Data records

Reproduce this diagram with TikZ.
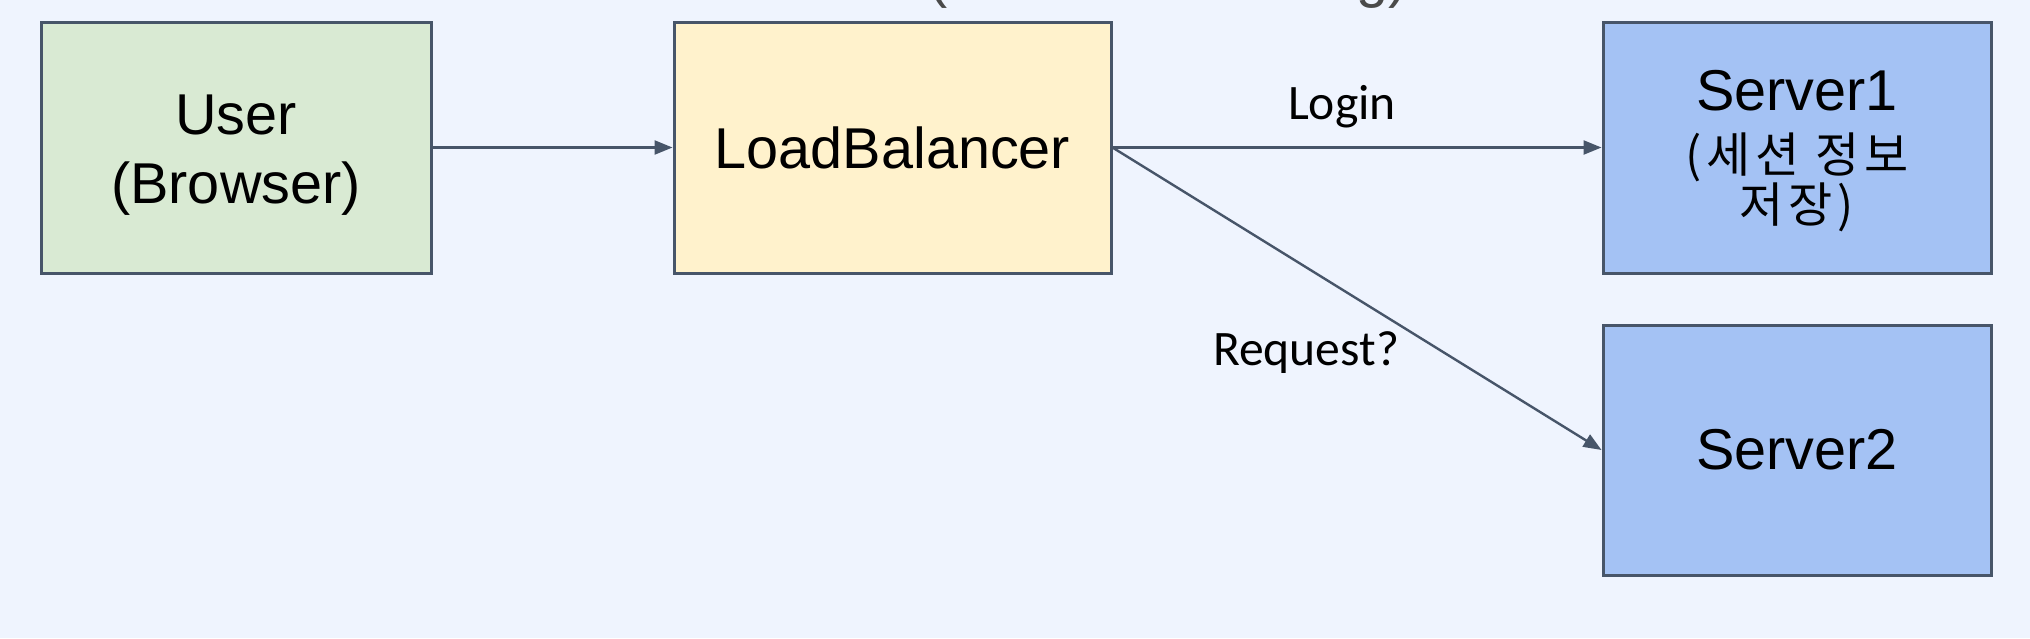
\documentclass[tikz,border=0pt]{standalone}
\usepackage{fontspec}
\setmainfont{Liberation Sans}
\newfontfamily\calfont{Carlito}
\newfontfamily\krfont[LetterSpace=10]{Noto Sans CJK KR}
\usetikzlibrary{arrows.meta}
\definecolor{bgc}{HTML}{EFF4FE}
\definecolor{edge}{HTML}{475569}
\definecolor{userfill}{HTML}{D9EAD3}
\definecolor{lbfill}{HTML}{FFF2CC}
\definecolor{srvfill}{HTML}{A4C2F4}
\definecolor{toptext}{HTML}{4A4A4A}
\tikzset{
  box/.style={draw=edge, line width=1.5pt, inner sep=0pt, align=center,
    font=\fontsize{28.8}{34.3}\selectfont},
  boxtext/.style={inner sep=0pt, align=center, font=\fontsize{28.8}{34.3}\selectfont},
  arr/.style={draw=edge, line width=1.2pt, -{Triangle[length=9pt,width=7pt]}},
  elabel/.style={font=\calfont\fontsize{24.8}{30}\selectfont, inner sep=0pt},
}
\begin{document}
\begin{tikzpicture}[x=0.5pt,y=-0.5pt]
\clip (0,0) rectangle (2030,638);
\fill[bgc] (0,0) rectangle (2030,638);
\useasboundingbox (0,0) rectangle (2030,638);
% cut-off title fragments
\node[anchor=base, text=toptext, inner sep=0pt, font=\fontsize{28.8}{34}\selectfont] (tl) at (938,-4) {(};
\node[anchor=base, text=toptext, inner sep=0pt, font=\fontsize{28.8}{34}\selectfont] (tr) at (1382,-4) {g)};
% boxes
\node[box, fill=userfill, minimum width=195pt, minimum height=125.5pt] (user) at (236,147.5) {};
\node[box, fill=lbfill, minimum width=218.5pt, minimum height=125.5pt] (lb) at (892.5,147.5) {LoadBalancer};
\node[box, fill=srvfill, minimum width=194pt, minimum height=125.5pt] (s1) at (1797,147.5) {};
\node[box, fill=srvfill, minimum width=194pt, minimum height=125pt] (s2) at (1797,450) {Server2};
% user text
\node[boxtext] (usert) at (236,155) {User\\(Browser)};
% server1 text
\node[boxtext] (s1a) at (1797,91) {Server1};
\node[inner sep=0pt, font=\krfont\fontsize{24}{28}\selectfont] (s1b) at (1797,157) {(세션 정보};
\node[inner sep=0pt, font=\krfont\fontsize{24}{28}\selectfont] (s1c) at (1797,207) {저장)};
% connectors
\draw[arr] (user.east) -- (lb.west);
\draw[arr] (lb.east) -- (s1.west);
\draw[arr] (lb.east) -- (s2.west);
% labels
\node[elabel] (login) at (1342,107) {Login};
\node[elabel] (req) at (1306,353) {Request?};
\end{tikzpicture}
\end{document}
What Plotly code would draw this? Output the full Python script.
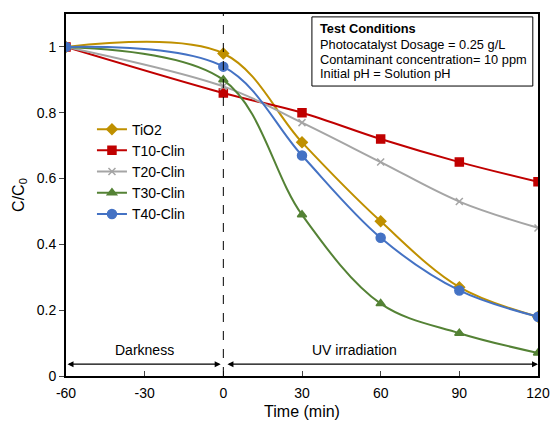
import plotly.graph_objects as go

time = [-60, 0, 30, 60, 90, 120]
tio2 = [1.0, 0.98, 0.71, 0.47, 0.27, 0.18]
t10 = [1.0, 0.86, 0.80, 0.72, 0.65, 0.59]
t20 = [1.0, 0.88, 0.77, 0.65, 0.53, 0.45]
t30 = [1.0, 0.90, 0.49, 0.22, 0.13, 0.07]
t40 = [1.0, 0.94, 0.67, 0.42, 0.26, 0.18]

x_ticks = [-60, -30, 0, 30, 60, 90, 120]
x_labels = ["-60", "-30", "0", "30", "60", "90", "120"]
y_ticks = [0, 0.2, 0.4, 0.6, 0.8, 1]
y_labels = ["0", "0.2", "0.4", "0.6", "0.8", "1"]

box_lines = [
    "<b>Test Conditions</b>",
    "Photocatalyst Dosage = 0.25 g/L",
    "Contaminant concentration= 10 ppm",
    "Initial pH = Solution pH",
]

series = [
    ("TiO2", tio2, "#BF9000", "diamond", 8),
    ("T10-Clin", t10, "#C00000", "square", 8),
    ("T20-Clin", t20, "#A5A5A5", "x-thin", 7),
    ("T30-Clin", t30, "#548235", "triangle-up", 8),
    ("T40-Clin", t40, "#4472C4", "circle", 9),
]

fig = go.Figure()
for name, ys, color, sym, size in series:
    fig.add_trace(go.Scatter(
        x=time, y=ys, name=name, mode="lines+markers",
        line=dict(color=color, width=2, shape="spline", smoothing=1),
        marker=dict(symbol=sym, size=size, color=color,
                    line=dict(color=color, width=1.5)),
    ))

font = "Liberation Sans, Arial, sans-serif"

fig.update_layout(
    width=552, height=423,
    margin=dict(l=66, r=14, t=14, b=47),
    plot_bgcolor="white", paper_bgcolor="white",
    font=dict(family=font, size=14, color="black"),
    showlegend=True,
    legend=dict(x=0.055, y=0.725, xanchor="left", yanchor="top",
                bgcolor="rgba(0,0,0,0)", font=dict(size=14),
                tracegroupgap=0, itemwidth=30),
    xaxis=dict(range=[-60, 120], tickvals=x_ticks, ticktext=x_labels,
               ticks="inside", ticklen=5, automargin=False, ticklabelstandoff=3,
               showgrid=False, zeroline=False, showline=True, linecolor="black",
               linewidth=2, mirror=True,
               title=dict(text="Time (min)", standoff=6, font=dict(size=16))),
    yaxis=dict(range=[0, 1.1], tickvals=y_ticks, ticktext=y_labels,
               ticks="outside", ticklen=5, automargin=False,
               showgrid=False, zeroline=False, showline=True, linecolor="black",
               linewidth=2, mirror=True,
               title=dict(text="C/C<sub>0</sub>", standoff=8, font=dict(size=16))),
)

fig.add_shape(type="line", x0=0, x1=0, y0=0, y1=1.1, xref="x", yref="y",
              line=dict(color="black", width=1, dash="dash"))

arrow_y = 0.036
for x0, x1 in [(-60, -1), (1, 120)]:
    fig.add_annotation(x=x1, y=arrow_y, ax=x0, ay=arrow_y, xref="x", yref="y",
                       axref="x", ayref="y", text="", showarrow=True,
                       arrowhead=2, startarrowhead=2, arrowside="end+start",
                       arrowsize=1, startarrowsize=1, arrowwidth=1.2, arrowcolor="black")

fig.add_annotation(x=-30, y=0.078, xref="x", yref="y", text="Darkness",
                   showarrow=False, font=dict(size=14))
fig.add_annotation(x=50, y=0.078, xref="x", yref="y", text="UV irradiation",
                   showarrow=False, font=dict(size=14))

# Test conditions box
fig.add_shape(type="rect", xref="paper", yref="paper",
              x0=0.521, x1=0.989, y0=0.801, y1=0.992,
              line=dict(color="black", width=1), fillcolor="white")
line_y = [0.9586, 0.917, 0.873, 0.837]
for txt, yy in zip(box_lines, line_y):
    fig.add_annotation(x=0.534, y=yy, xref="paper", yref="paper",
                       xanchor="left", yanchor="middle", text=txt,
                       showarrow=False, font=dict(size=12.8))

fig.write_html("out.html", post_script="document.body.style.margin='0';",
               config={"displayModeBar": False})
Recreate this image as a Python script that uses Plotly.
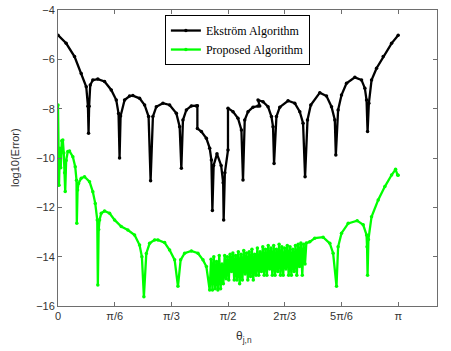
import numpy as np
import plotly.graph_objects as go

# theta_j,n given as a fraction of pi, log10 error
ekstrom_t = [0.0, 0.024, 0.0486, 0.0683, 0.083, 0.088, 0.0898, 0.0915, 0.0948, 0.1024,
             0.1171, 0.1368, 0.1566, 0.1713, 0.178, 0.181, 0.184, 0.1957, 0.2104, 0.2201,
             0.2398, 0.2546, 0.2663, 0.2722, 0.279, 0.289, 0.3084, 0.3281, 0.3479, 0.3576,
             0.3626, 0.3673, 0.3773, 0.392, 0.4067, 0.4097, 0.4097, 0.4214, 0.4361, 0.4459,
             0.4509, 0.4538, 0.4575, 0.4673, 0.4795, 0.4855, 0.487, 0.4905, 0.4997, 0.4997,
             0.5144, 0.5291, 0.5391, 0.5438, 0.5489, 0.5586, 0.5733, 0.588, 0.593, 0.588,
             0.6027, 0.6174, 0.6274, 0.6321, 0.6351, 0.6421, 0.6519, 0.6763, 0.696, 0.7107,
             0.7204, 0.7263, 0.7334, 0.7431, 0.7696, 0.7893, 0.804, 0.8137, 0.8167, 0.8234,
             0.8334, 0.8481, 0.8726, 0.8923, 0.902, 0.907, 0.91, 0.9138, 0.9217, 0.9364,
             0.9559, 0.9806, 1.0]
ekstrom_err = [-5.02, -5.35, -5.89, -6.57, -7.11, -7.9, -9.0, -7.9, -7.04, -6.84,
               -6.80, -6.90, -7.24, -7.65, -8.2, -10.0, -8.3, -7.65, -7.49, -7.47,
               -7.58, -7.85, -8.32, -10.92, -8.32, -7.92, -7.78, -7.85, -8.19, -8.73,
               -10.42, -8.46, -8.05, -7.89, -7.89, -7.88, -8.8, -8.93, -9.2, -9.6,
               -10.08, -12.13, -10.3, -9.83, -10.3, -11.0, -12.51, -10.6, -9.68, -7.98,
               -8.12, -8.39, -8.86, -10.89, -8.46, -8.12, -7.94, -7.89, -7.89, -7.65,
               -7.72, -7.92, -8.32, -8.73, -10.22, -8.32, -7.94, -7.68, -7.78, -8.12,
               -8.59, -10.76, -8.46, -7.85, -7.35, -7.49, -7.92, -8.46, -9.88, -8.05,
               -7.45, -6.97, -6.73, -6.84, -7.17, -7.65, -8.93, -7.78, -6.84, -6.36,
               -5.89, -5.35, -5.02]

proposed_t = [0.0, 0.0015, 0.003, 0.0055, 0.008, 0.0112, 0.0141, 0.017, 0.0195, 0.0212,
              0.024, 0.0288, 0.0338, 0.0436, 0.0506, 0.0544, 0.0553, 0.0575, 0.0603, 0.0683,
              0.078, 0.0927, 0.1024, 0.1095, 0.1154, 0.1171, 0.1195, 0.1221, 0.1271, 0.1368,
              0.1516, 0.1663, 0.186, 0.2054, 0.2251, 0.2398, 0.2466, 0.2525, 0.2596, 0.2693,
              0.284, 0.2937, 0.3134, 0.3281, 0.3429, 0.3526, 0.3605, 0.3723, 0.392, 0.4114,
              0.4261, 0.4361, 0.4459,
              0.450, 0.454, 0.458, 0.462, 0.466, 0.470, 0.474, 0.478, 0.482, 0.486,
              0.490, 0.494, 0.498, 0.502, 0.506, 0.510, 0.514, 0.518, 0.522, 0.526,
              0.530, 0.534, 0.538, 0.542, 0.546, 0.550, 0.554, 0.558, 0.562, 0.566,
              0.570, 0.574, 0.578, 0.582, 0.586, 0.590, 0.594, 0.598, 0.602, 0.606,
              0.610, 0.614, 0.618, 0.622, 0.626, 0.630, 0.634, 0.638, 0.642, 0.646,
              0.650, 0.654, 0.658, 0.662, 0.666, 0.670, 0.674, 0.678, 0.682, 0.686,
              0.690, 0.694, 0.698, 0.702, 0.706, 0.710, 0.714, 0.718, 0.722, 0.726,
              0.730,
              0.7401, 0.7548, 0.7793, 0.799, 0.8087, 0.8187, 0.8234, 0.8334, 0.853, 0.8794,
              0.8971, 0.907, 0.9085, 0.91, 0.9125, 0.9217, 0.9412, 0.9608, 0.9806, 0.9923,
              0.9982, 1.0]
proposed_err = [-7.85, -10.2, -11.1, -9.6, -10.4, -9.3, -9.27, -9.8, -10.6, -11.36,
                -10.1, -9.74, -9.72, -9.95, -10.35, -10.9, -12.65, -11.3, -11.03, -10.82,
                -10.76, -10.96, -11.37, -11.84, -12.51, -15.15, -12.9, -12.51, -12.24, -12.15,
                -12.24, -12.51, -12.78, -12.92, -13.12, -13.53, -14.0, -15.62, -13.87, -13.46,
                -13.32, -13.32, -13.43, -13.73, -14.13, -15.2, -14.13, -13.86, -13.77, -13.86,
                -14.13, -14.4, -15.35,
                -14.1, -15.35, -14.0, -15.3, -14.2, -15.35, -13.95, -15.3, -14.3, -15.1,
                -13.95, -14.9, -14.0, -14.95, -13.9, -14.6, -13.85, -14.95, -13.95, -14.95,
                -13.8, -15.1, -13.9, -14.95, -13.75, -14.7, -13.85, -14.95, -13.8, -14.8,
                -13.7, -14.95, -13.9, -14.75, -13.65, -14.75, -13.8, -14.6, -13.6, -14.75,
                -13.7, -14.75, -13.55, -14.5, -13.65, -14.75, -13.55, -14.75, -13.7, -14.6,
                -13.5, -14.75, -13.6, -14.75, -13.65, -14.5, -13.55, -14.75, -13.6, -14.75,
                -13.7, -14.6, -13.55, -14.75, -13.5, -14.4, -13.45, -14.75, -13.5, -14.3,
                -13.45,
                -13.4, -13.25, -13.21, -13.46, -13.86, -15.2, -13.6, -13.05, -12.65, -12.54,
                -12.71, -13.12, -13.6, -14.75, -13.3, -12.38, -11.70, -11.16, -10.69, -10.46,
                -10.69, -10.7]

tick_labels = ['0', 'π/6', 'π/3', 'π/2', '2π/3', '5π/6', 'π']
tick_frac = [0, 1/6, 1/3, 1/2, 2/3, 5/6, 1]

fig = go.Figure()
fig.add_trace(go.Scatter(x=np.array(ekstrom_t)*np.pi, y=ekstrom_err, mode='lines+markers',
                         name='Ekström Algorithm',
                         line=dict(color='black', width=2.3),
                         marker=dict(color='black', size=3.5)))
fig.add_trace(go.Scatter(x=np.array(proposed_t)*np.pi, y=proposed_err, mode='lines+markers',
                         name='Proposed Algorithm',
                         line=dict(color='#00ff00', width=2.3),
                         marker=dict(color='#00ff00', size=3.5)))

axis_style = dict(showline=True, mirror='ticks', linecolor='#6e6e6e', linewidth=1,
                  ticks='inside', ticklen=4, tickcolor='#6e6e6e', showgrid=False,
                  zeroline=False, automargin=False,
                  tickfont=dict(family='Liberation Sans', size=11, color='#333'))

fig.update_xaxes(range=[0, 3.5], tickvals=np.array(tick_frac)*np.pi, ticktext=tick_labels,
                 **axis_style)
fig.update_yaxes(range=[-16, -4], tickvals=[-16, -14, -12, -10, -8, -6, -4], **axis_style)

# axis titles placed by hand (MATLAB-like spacing)
fig.add_annotation(text='log10(Error)', xref='paper', yref='paper', x=0, y=0.5,
                   xanchor='center', yanchor='middle', xshift=-43, textangle=-90,
                   showarrow=False, font=dict(family='Liberation Sans', size=11, color='#333'))
fig.add_annotation(text='θ<sub>j,n</sub>', xref='paper', yref='paper', x=0.49, y=0,
                   xanchor='center', yanchor='middle', yshift=-31,
                   showarrow=False, font=dict(family='Liberation Sans', size=12, color='#333'))

fig.update_layout(
    width=451, height=351,
    margin=dict(l=58, r=14, t=10, b=45),
    paper_bgcolor='white', plot_bgcolor='white',
    legend=dict(x=0.282, y=0.983, xanchor='left', yanchor='top',
                bordercolor='black', borderwidth=1, bgcolor='white',
                font=dict(family='Liberation Serif', size=12, color='black'),
                tracegroupgap=0, itemwidth=30),
    showlegend=True
)
fig.write_html("out.html", config={'displayModeBar': False},
               post_script="document.body.style.margin='0';")
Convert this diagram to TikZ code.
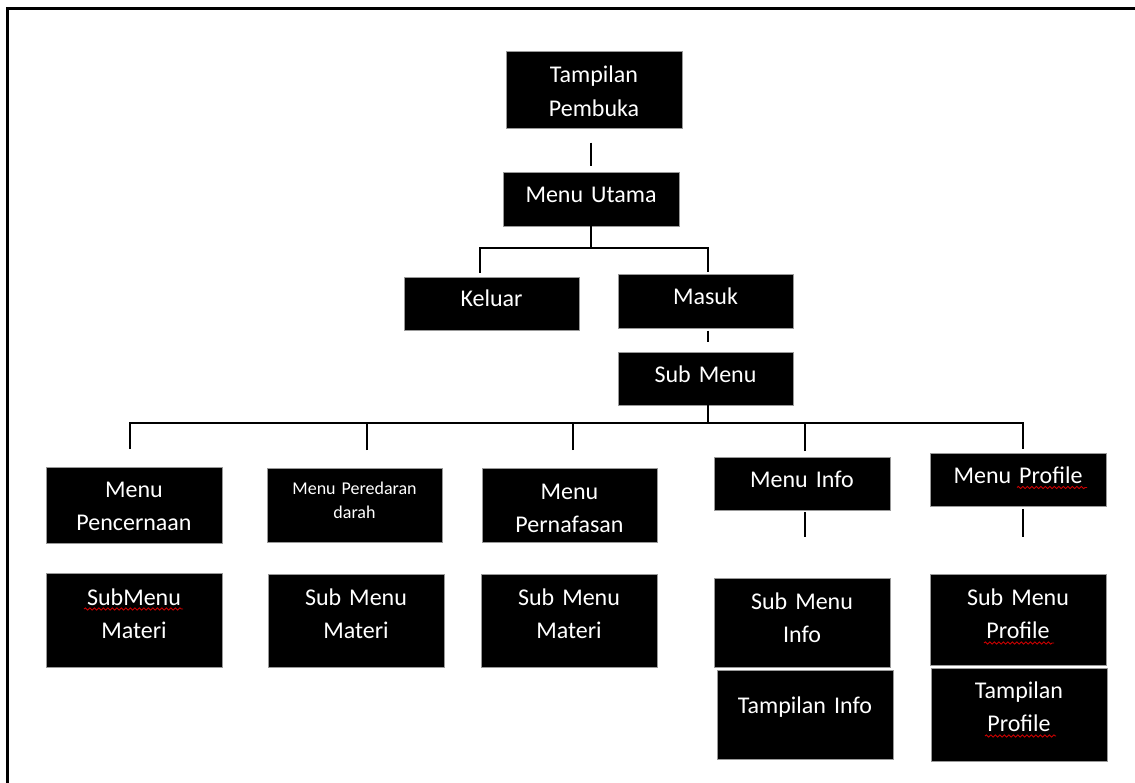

• **Set problem**
Only the number is wanted: how many lines of the data contain the word "diagram"?

• **Task response**
2